Prompt:
Go through the data and copy every line exactly, but not the images.

Data block:
%%

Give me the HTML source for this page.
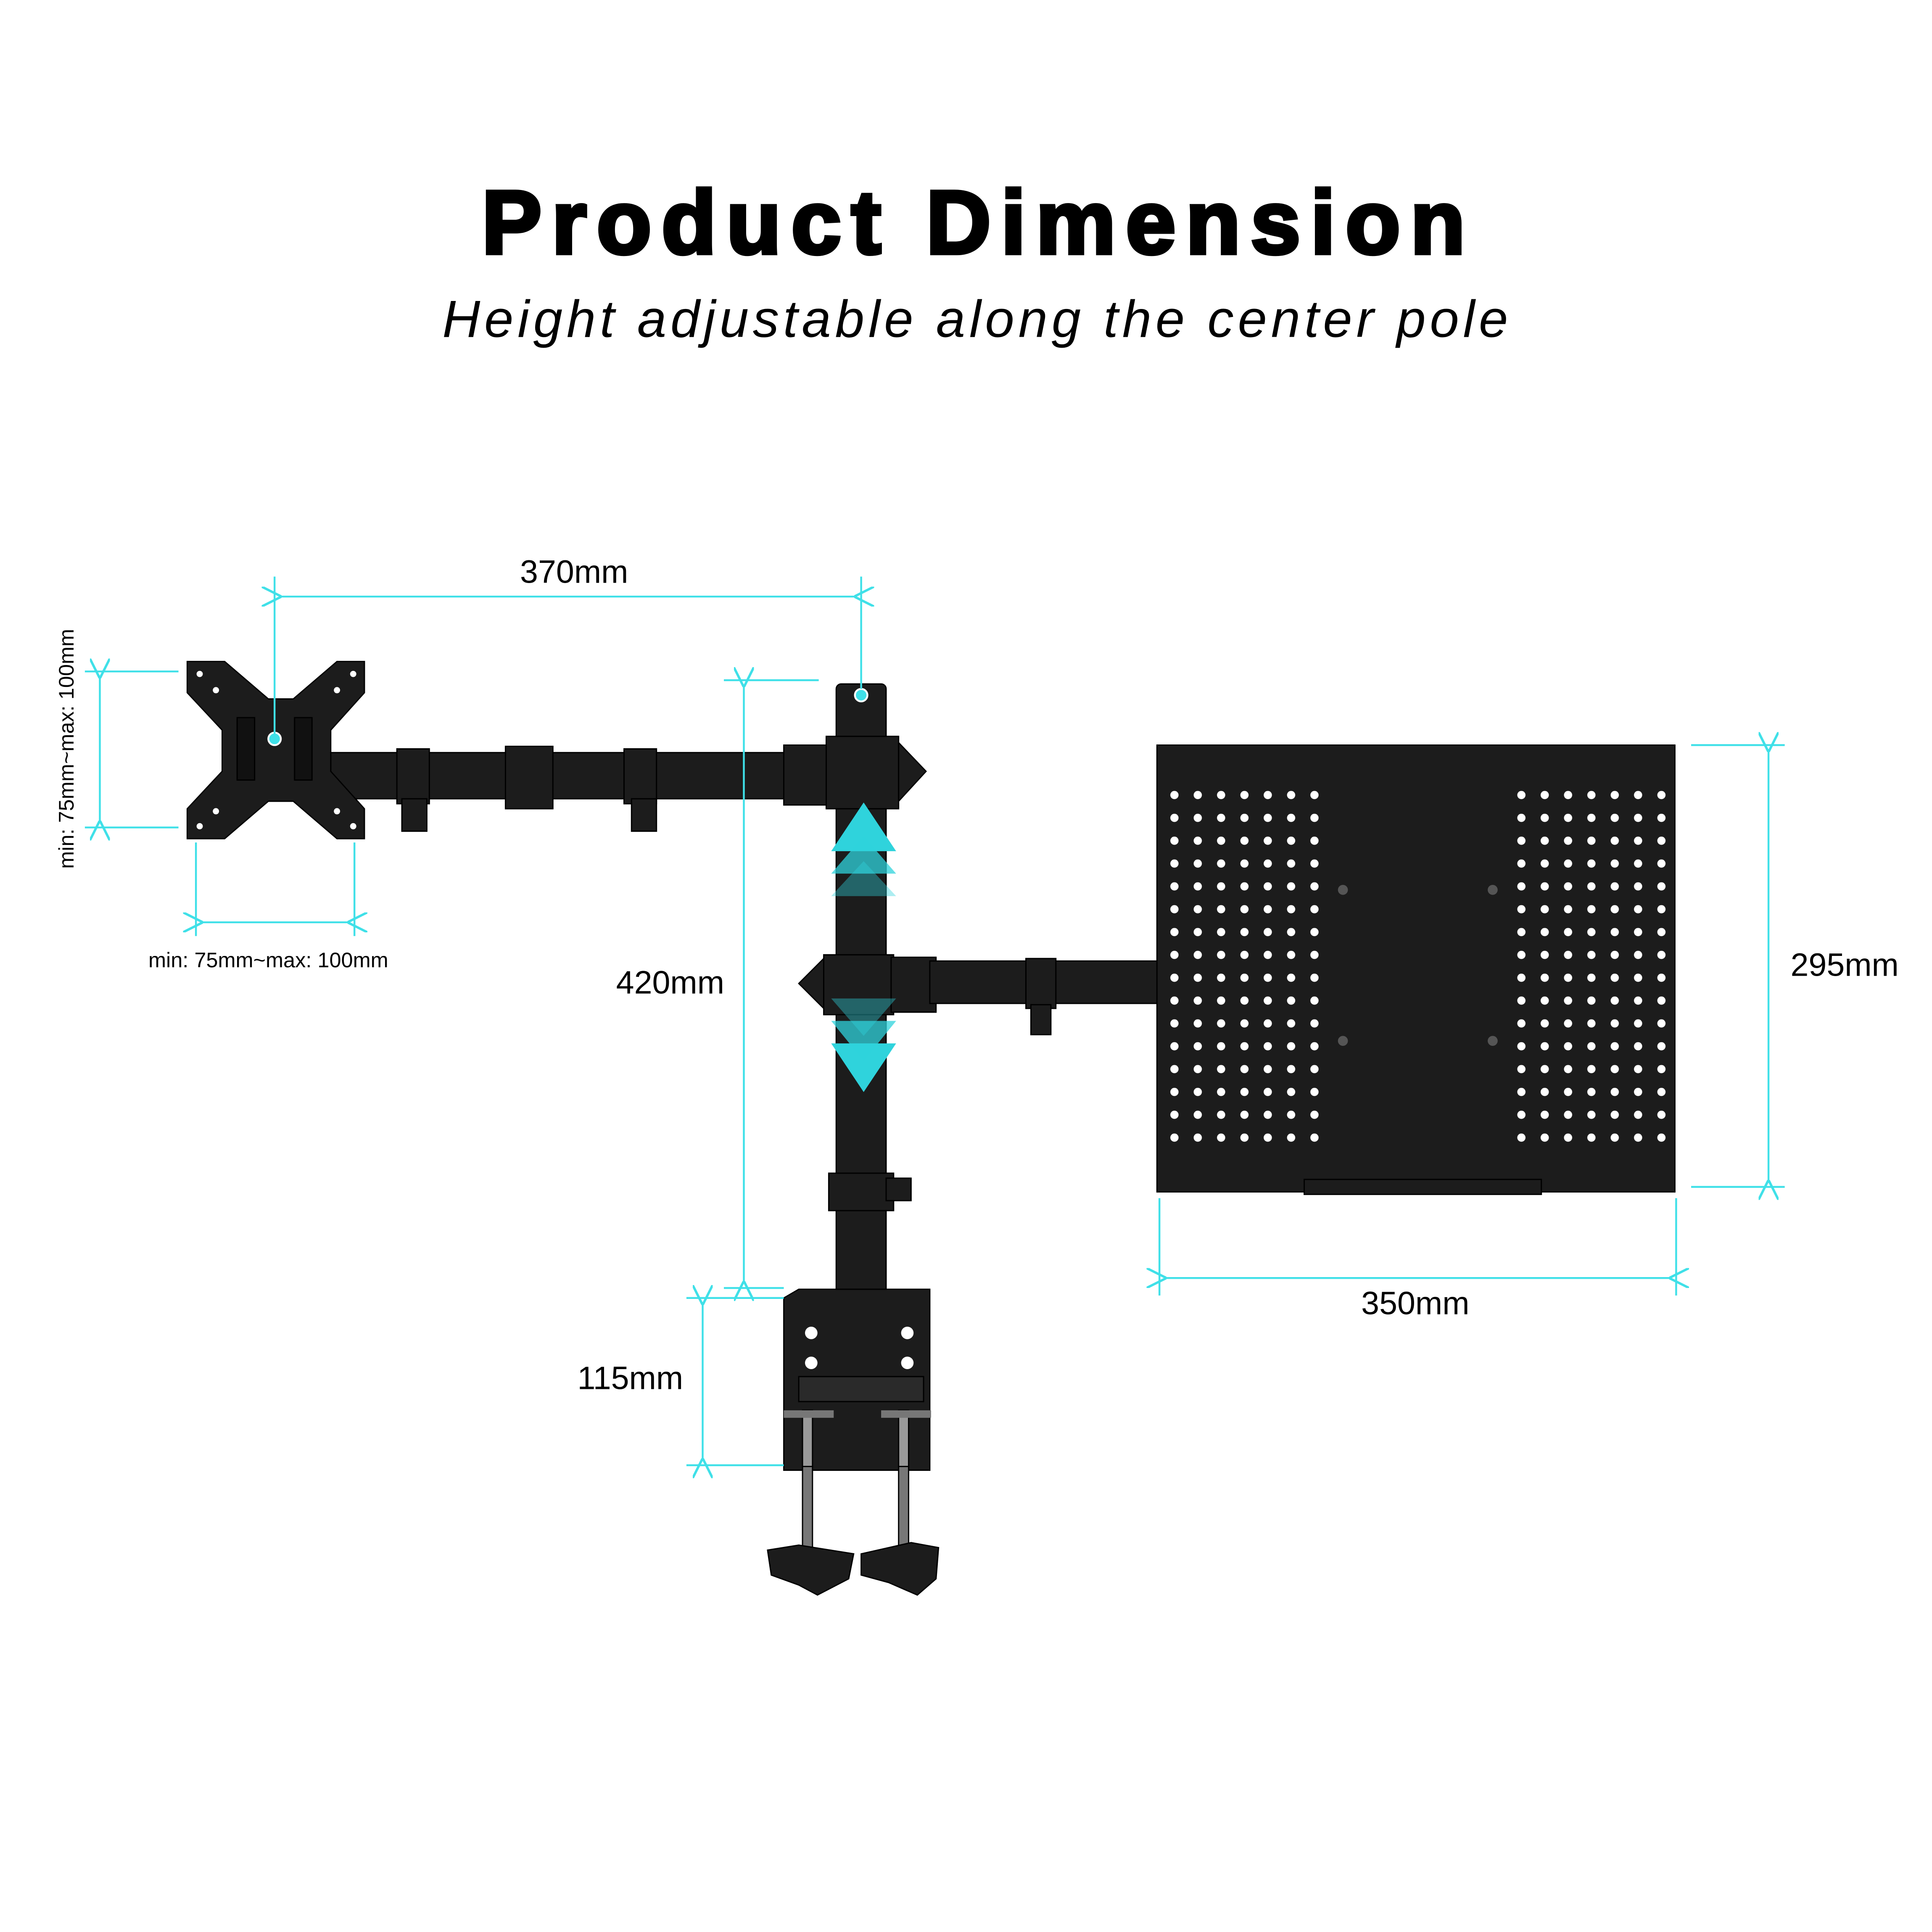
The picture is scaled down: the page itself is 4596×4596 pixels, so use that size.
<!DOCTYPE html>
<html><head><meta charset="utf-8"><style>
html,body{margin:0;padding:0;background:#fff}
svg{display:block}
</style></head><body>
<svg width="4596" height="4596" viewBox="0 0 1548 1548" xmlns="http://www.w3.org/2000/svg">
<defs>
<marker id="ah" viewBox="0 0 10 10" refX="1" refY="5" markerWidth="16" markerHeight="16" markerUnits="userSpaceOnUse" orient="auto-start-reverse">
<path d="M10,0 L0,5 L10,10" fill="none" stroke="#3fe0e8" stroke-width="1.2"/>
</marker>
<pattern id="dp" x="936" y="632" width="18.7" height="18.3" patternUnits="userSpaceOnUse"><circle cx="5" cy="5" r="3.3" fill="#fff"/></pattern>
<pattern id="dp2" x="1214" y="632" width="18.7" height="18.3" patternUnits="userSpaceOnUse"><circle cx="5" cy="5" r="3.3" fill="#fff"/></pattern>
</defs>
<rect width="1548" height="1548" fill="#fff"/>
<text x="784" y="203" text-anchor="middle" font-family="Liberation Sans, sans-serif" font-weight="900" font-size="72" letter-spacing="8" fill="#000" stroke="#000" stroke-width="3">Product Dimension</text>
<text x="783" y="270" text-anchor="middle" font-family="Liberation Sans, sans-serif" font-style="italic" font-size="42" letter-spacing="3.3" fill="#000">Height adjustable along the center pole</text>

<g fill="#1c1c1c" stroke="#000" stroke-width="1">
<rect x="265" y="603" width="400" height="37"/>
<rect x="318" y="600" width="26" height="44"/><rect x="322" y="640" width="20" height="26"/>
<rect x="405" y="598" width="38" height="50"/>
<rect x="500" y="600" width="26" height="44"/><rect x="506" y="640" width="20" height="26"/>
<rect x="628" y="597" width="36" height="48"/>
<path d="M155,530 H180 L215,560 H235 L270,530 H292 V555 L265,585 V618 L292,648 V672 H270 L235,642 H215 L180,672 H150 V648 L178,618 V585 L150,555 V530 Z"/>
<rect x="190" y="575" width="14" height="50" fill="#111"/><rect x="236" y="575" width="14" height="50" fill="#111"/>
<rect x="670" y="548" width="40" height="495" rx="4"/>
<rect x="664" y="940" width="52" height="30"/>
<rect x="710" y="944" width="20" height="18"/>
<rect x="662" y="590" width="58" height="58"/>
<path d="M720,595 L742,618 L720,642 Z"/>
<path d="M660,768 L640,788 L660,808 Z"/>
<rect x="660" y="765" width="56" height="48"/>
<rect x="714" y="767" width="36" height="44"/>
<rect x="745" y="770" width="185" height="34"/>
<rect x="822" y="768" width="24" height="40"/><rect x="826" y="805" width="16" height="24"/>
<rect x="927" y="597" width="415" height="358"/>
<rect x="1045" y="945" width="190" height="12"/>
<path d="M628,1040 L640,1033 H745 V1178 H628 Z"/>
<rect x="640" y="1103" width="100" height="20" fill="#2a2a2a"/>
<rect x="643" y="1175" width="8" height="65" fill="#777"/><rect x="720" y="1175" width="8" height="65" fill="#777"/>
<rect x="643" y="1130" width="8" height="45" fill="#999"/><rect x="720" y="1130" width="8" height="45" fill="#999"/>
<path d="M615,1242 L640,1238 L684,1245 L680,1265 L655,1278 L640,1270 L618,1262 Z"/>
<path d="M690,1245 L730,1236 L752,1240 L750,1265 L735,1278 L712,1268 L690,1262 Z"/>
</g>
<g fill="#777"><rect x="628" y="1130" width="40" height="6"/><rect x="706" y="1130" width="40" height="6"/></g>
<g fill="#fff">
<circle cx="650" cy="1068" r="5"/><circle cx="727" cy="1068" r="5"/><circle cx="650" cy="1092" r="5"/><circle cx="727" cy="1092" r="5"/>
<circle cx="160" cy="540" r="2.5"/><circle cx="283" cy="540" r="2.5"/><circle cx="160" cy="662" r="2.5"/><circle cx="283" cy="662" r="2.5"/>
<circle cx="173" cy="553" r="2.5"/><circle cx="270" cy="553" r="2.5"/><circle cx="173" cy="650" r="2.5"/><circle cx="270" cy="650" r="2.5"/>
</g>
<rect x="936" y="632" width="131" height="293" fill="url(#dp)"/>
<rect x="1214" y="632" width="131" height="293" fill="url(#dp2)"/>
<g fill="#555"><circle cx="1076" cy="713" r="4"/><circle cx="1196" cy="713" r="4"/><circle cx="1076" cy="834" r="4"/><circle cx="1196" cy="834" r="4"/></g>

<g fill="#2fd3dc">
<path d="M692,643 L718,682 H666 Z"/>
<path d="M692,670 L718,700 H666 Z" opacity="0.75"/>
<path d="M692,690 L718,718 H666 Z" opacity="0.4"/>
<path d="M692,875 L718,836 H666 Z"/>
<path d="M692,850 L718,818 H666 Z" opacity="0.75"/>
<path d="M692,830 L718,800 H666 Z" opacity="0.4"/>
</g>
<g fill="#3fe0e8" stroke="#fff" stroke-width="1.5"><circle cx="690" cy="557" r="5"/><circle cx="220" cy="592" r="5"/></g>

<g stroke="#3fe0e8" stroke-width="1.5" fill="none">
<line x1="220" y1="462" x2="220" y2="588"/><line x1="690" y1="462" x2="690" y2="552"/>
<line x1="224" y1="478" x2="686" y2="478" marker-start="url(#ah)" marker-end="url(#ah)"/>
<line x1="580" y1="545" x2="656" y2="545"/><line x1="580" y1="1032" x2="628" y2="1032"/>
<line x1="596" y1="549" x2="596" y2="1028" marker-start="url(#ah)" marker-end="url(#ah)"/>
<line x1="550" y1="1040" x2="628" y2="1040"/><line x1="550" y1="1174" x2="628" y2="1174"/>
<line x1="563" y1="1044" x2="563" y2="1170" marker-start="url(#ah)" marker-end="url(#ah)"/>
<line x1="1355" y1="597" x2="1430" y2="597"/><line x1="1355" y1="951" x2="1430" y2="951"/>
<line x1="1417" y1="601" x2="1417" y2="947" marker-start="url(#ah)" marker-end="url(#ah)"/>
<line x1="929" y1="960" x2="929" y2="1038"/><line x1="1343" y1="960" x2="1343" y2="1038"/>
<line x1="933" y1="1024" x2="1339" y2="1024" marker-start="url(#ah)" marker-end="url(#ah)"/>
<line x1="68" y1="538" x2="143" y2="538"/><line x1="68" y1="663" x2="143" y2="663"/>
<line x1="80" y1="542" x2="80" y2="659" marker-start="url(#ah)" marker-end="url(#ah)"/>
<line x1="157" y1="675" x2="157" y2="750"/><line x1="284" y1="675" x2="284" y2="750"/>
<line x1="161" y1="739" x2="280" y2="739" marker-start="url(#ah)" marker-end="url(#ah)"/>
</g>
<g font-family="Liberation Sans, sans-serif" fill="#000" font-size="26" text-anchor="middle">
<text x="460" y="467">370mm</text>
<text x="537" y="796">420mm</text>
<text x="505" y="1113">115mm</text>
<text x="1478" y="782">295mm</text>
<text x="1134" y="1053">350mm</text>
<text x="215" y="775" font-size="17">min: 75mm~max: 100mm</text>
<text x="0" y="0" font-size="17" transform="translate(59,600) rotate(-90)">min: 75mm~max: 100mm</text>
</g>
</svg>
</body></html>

%%

The completed task:
Give me the HTML source for this page.
The picture is scaled down: the page itself is 4596×4596 pixels, so use that size.
<!DOCTYPE html>
<html><head><meta charset="utf-8"><style>
html,body{margin:0;padding:0;background:#fff}
svg{display:block}
</style></head><body>
<svg width="4596" height="4596" viewBox="0 0 1548 1548" xmlns="http://www.w3.org/2000/svg">
<defs>
<marker id="ah" viewBox="0 0 10 10" refX="1" refY="5" markerWidth="16" markerHeight="16" markerUnits="userSpaceOnUse" orient="auto-start-reverse">
<path d="M10,0 L0,5 L10,10" fill="none" stroke="#3fe0e8" stroke-width="1.2"/>
</marker>
<pattern id="dp" x="936" y="632" width="18.7" height="18.3" patternUnits="userSpaceOnUse"><circle cx="5" cy="5" r="3.3" fill="#fff"/></pattern>
<pattern id="dp2" x="1214" y="632" width="18.7" height="18.3" patternUnits="userSpaceOnUse"><circle cx="5" cy="5" r="3.3" fill="#fff"/></pattern>
</defs>
<rect width="1548" height="1548" fill="#fff"/>
<text x="784" y="203" text-anchor="middle" font-family="Liberation Sans, sans-serif" font-weight="900" font-size="72" letter-spacing="8" fill="#000" stroke="#000" stroke-width="3">Product Dimension</text>
<text x="783" y="270" text-anchor="middle" font-family="Liberation Sans, sans-serif" font-style="italic" font-size="42" letter-spacing="3.3" fill="#000">Height adjustable along the center pole</text>

<g fill="#1c1c1c" stroke="#000" stroke-width="1">
<rect x="265" y="603" width="400" height="37"/>
<rect x="318" y="600" width="26" height="44"/><rect x="322" y="640" width="20" height="26"/>
<rect x="405" y="598" width="38" height="50"/>
<rect x="500" y="600" width="26" height="44"/><rect x="506" y="640" width="20" height="26"/>
<rect x="628" y="597" width="36" height="48"/>
<path d="M155,530 H180 L215,560 H235 L270,530 H292 V555 L265,585 V618 L292,648 V672 H270 L235,642 H215 L180,672 H150 V648 L178,618 V585 L150,555 V530 Z"/>
<rect x="190" y="575" width="14" height="50" fill="#111"/><rect x="236" y="575" width="14" height="50" fill="#111"/>
<rect x="670" y="548" width="40" height="495" rx="4"/>
<rect x="664" y="940" width="52" height="30"/>
<rect x="710" y="944" width="20" height="18"/>
<rect x="662" y="590" width="58" height="58"/>
<path d="M720,595 L742,618 L720,642 Z"/>
<path d="M660,768 L640,788 L660,808 Z"/>
<rect x="660" y="765" width="56" height="48"/>
<rect x="714" y="767" width="36" height="44"/>
<rect x="745" y="770" width="185" height="34"/>
<rect x="822" y="768" width="24" height="40"/><rect x="826" y="805" width="16" height="24"/>
<rect x="927" y="597" width="415" height="358"/>
<rect x="1045" y="945" width="190" height="12"/>
<path d="M628,1040 L640,1033 H745 V1178 H628 Z"/>
<rect x="640" y="1103" width="100" height="20" fill="#2a2a2a"/>
<rect x="643" y="1175" width="8" height="65" fill="#777"/><rect x="720" y="1175" width="8" height="65" fill="#777"/>
<rect x="643" y="1130" width="8" height="45" fill="#999"/><rect x="720" y="1130" width="8" height="45" fill="#999"/>
<path d="M615,1242 L640,1238 L684,1245 L680,1265 L655,1278 L640,1270 L618,1262 Z"/>
<path d="M690,1245 L730,1236 L752,1240 L750,1265 L735,1278 L712,1268 L690,1262 Z"/>
</g>
<g fill="#777"><rect x="628" y="1130" width="40" height="6"/><rect x="706" y="1130" width="40" height="6"/></g>
<g fill="#fff">
<circle cx="650" cy="1068" r="5"/><circle cx="727" cy="1068" r="5"/><circle cx="650" cy="1092" r="5"/><circle cx="727" cy="1092" r="5"/>
<circle cx="160" cy="540" r="2.5"/><circle cx="283" cy="540" r="2.5"/><circle cx="160" cy="662" r="2.5"/><circle cx="283" cy="662" r="2.5"/>
<circle cx="173" cy="553" r="2.5"/><circle cx="270" cy="553" r="2.5"/><circle cx="173" cy="650" r="2.5"/><circle cx="270" cy="650" r="2.5"/>
</g>
<rect x="936" y="632" width="131" height="293" fill="url(#dp)"/>
<rect x="1214" y="632" width="131" height="293" fill="url(#dp2)"/>
<g fill="#555"><circle cx="1076" cy="713" r="4"/><circle cx="1196" cy="713" r="4"/><circle cx="1076" cy="834" r="4"/><circle cx="1196" cy="834" r="4"/></g>

<g fill="#2fd3dc">
<path d="M692,643 L718,682 H666 Z"/>
<path d="M692,670 L718,700 H666 Z" opacity="0.75"/>
<path d="M692,690 L718,718 H666 Z" opacity="0.4"/>
<path d="M692,875 L718,836 H666 Z"/>
<path d="M692,850 L718,818 H666 Z" opacity="0.75"/>
<path d="M692,830 L718,800 H666 Z" opacity="0.4"/>
</g>
<g fill="#3fe0e8" stroke="#fff" stroke-width="1.5"><circle cx="690" cy="557" r="5"/><circle cx="220" cy="592" r="5"/></g>

<g stroke="#3fe0e8" stroke-width="1.5" fill="none">
<line x1="220" y1="462" x2="220" y2="588"/><line x1="690" y1="462" x2="690" y2="552"/>
<line x1="224" y1="478" x2="686" y2="478" marker-start="url(#ah)" marker-end="url(#ah)"/>
<line x1="580" y1="545" x2="656" y2="545"/><line x1="580" y1="1032" x2="628" y2="1032"/>
<line x1="596" y1="549" x2="596" y2="1028" marker-start="url(#ah)" marker-end="url(#ah)"/>
<line x1="550" y1="1040" x2="628" y2="1040"/><line x1="550" y1="1174" x2="628" y2="1174"/>
<line x1="563" y1="1044" x2="563" y2="1170" marker-start="url(#ah)" marker-end="url(#ah)"/>
<line x1="1355" y1="597" x2="1430" y2="597"/><line x1="1355" y1="951" x2="1430" y2="951"/>
<line x1="1417" y1="601" x2="1417" y2="947" marker-start="url(#ah)" marker-end="url(#ah)"/>
<line x1="929" y1="960" x2="929" y2="1038"/><line x1="1343" y1="960" x2="1343" y2="1038"/>
<line x1="933" y1="1024" x2="1339" y2="1024" marker-start="url(#ah)" marker-end="url(#ah)"/>
<line x1="68" y1="538" x2="143" y2="538"/><line x1="68" y1="663" x2="143" y2="663"/>
<line x1="80" y1="542" x2="80" y2="659" marker-start="url(#ah)" marker-end="url(#ah)"/>
<line x1="157" y1="675" x2="157" y2="750"/><line x1="284" y1="675" x2="284" y2="750"/>
<line x1="161" y1="739" x2="280" y2="739" marker-start="url(#ah)" marker-end="url(#ah)"/>
</g>
<g font-family="Liberation Sans, sans-serif" fill="#000" font-size="26" text-anchor="middle">
<text x="460" y="467">370mm</text>
<text x="537" y="796">420mm</text>
<text x="505" y="1113">115mm</text>
<text x="1478" y="782">295mm</text>
<text x="1134" y="1053">350mm</text>
<text x="215" y="775" font-size="17">min: 75mm~max: 100mm</text>
<text x="0" y="0" font-size="17" transform="translate(59,600) rotate(-90)">min: 75mm~max: 100mm</text>
</g>
</svg>
</body></html>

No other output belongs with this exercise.